Robert Shireman, a senior fellow at the progressive Century Foundation and a member of the National Advisory Committee on Institutional Quality and Integrity, which advises the education secretary on accreditation, downplays the notion that accreditors’ DEI standards are burdensome.
Typically, he told Inside Higher Ed, accreditors’ DEI requirements are minimal. Such standards tend to focus on inclusivity, but he notes that accreditors are “not enforcing any kind of quota.”
At a recent NACIQI meeting, he said when asked about changing DEI standards, accreditors indicated they didn’t plan to do so because “they feel that there’s nothing inappropriate about the approaches that they are taking, and they are holding firm.” He added that accreditors recognize “schools have to comply with laws, whether those laws are federal laws or state laws.”
There’s also an outstanding question on how the Trump administration is defining DEI.
“‘DEI’ has become this undefined term that gets interpreted in certain kinds of ways,” Shireman said. “And most accreditors are quite flexible in their approach to diversity, equity and inclusion.”

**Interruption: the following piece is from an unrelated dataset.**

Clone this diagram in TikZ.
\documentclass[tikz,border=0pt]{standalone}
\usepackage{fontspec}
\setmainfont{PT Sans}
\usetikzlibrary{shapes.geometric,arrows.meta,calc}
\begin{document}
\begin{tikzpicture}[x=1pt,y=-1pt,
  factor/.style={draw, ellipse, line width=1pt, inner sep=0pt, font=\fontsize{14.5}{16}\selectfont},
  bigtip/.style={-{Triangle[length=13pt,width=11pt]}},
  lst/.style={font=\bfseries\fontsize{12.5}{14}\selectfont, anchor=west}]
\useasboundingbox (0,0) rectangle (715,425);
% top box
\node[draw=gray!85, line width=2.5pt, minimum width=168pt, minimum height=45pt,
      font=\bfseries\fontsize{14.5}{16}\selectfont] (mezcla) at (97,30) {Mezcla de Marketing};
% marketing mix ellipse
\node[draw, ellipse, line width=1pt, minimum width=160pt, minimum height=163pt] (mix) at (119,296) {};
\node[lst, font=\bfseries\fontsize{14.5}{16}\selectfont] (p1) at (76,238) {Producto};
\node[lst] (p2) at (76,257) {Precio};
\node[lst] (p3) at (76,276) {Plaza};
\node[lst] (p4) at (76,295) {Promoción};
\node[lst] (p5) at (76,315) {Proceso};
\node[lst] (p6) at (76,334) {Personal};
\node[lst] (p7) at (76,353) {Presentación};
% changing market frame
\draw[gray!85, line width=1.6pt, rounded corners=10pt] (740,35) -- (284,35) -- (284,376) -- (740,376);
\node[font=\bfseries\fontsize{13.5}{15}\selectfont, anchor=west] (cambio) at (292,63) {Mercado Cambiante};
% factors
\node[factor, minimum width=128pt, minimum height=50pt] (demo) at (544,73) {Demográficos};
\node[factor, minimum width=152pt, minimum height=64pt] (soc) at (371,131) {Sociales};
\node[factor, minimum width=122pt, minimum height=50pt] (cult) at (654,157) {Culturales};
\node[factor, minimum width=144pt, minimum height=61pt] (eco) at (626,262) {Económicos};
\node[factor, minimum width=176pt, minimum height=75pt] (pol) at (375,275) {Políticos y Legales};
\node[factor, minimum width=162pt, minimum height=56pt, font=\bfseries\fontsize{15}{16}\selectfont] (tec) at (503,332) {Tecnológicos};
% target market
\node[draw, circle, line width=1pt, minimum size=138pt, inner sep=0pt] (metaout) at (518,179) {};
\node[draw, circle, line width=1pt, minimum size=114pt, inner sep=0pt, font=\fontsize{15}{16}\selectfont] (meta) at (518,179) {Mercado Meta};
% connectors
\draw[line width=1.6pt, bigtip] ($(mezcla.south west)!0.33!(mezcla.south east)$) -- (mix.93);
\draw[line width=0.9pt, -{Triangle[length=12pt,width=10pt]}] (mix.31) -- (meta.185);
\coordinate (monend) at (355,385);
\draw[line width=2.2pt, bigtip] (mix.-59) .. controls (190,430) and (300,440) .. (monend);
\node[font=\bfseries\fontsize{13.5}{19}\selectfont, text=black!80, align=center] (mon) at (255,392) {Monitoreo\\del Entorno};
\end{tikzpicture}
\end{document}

In a time of uncertainty, Shireman believes many institutions want to see accreditors hold firm on DEI while they push ED for guidance on terminating race-conscious activities and programming.
Shireman points to “surprise and outrage” over what he calls “an absurd perversion of civil rights laws that is happening in this administration. To read civil rights laws as prohibiting a caring approach to providing opportunity is Orwellian and it’s not appropriate. I don’t think schools support the idea of accreditors caving in to a backwards interpretation of civil rights laws.”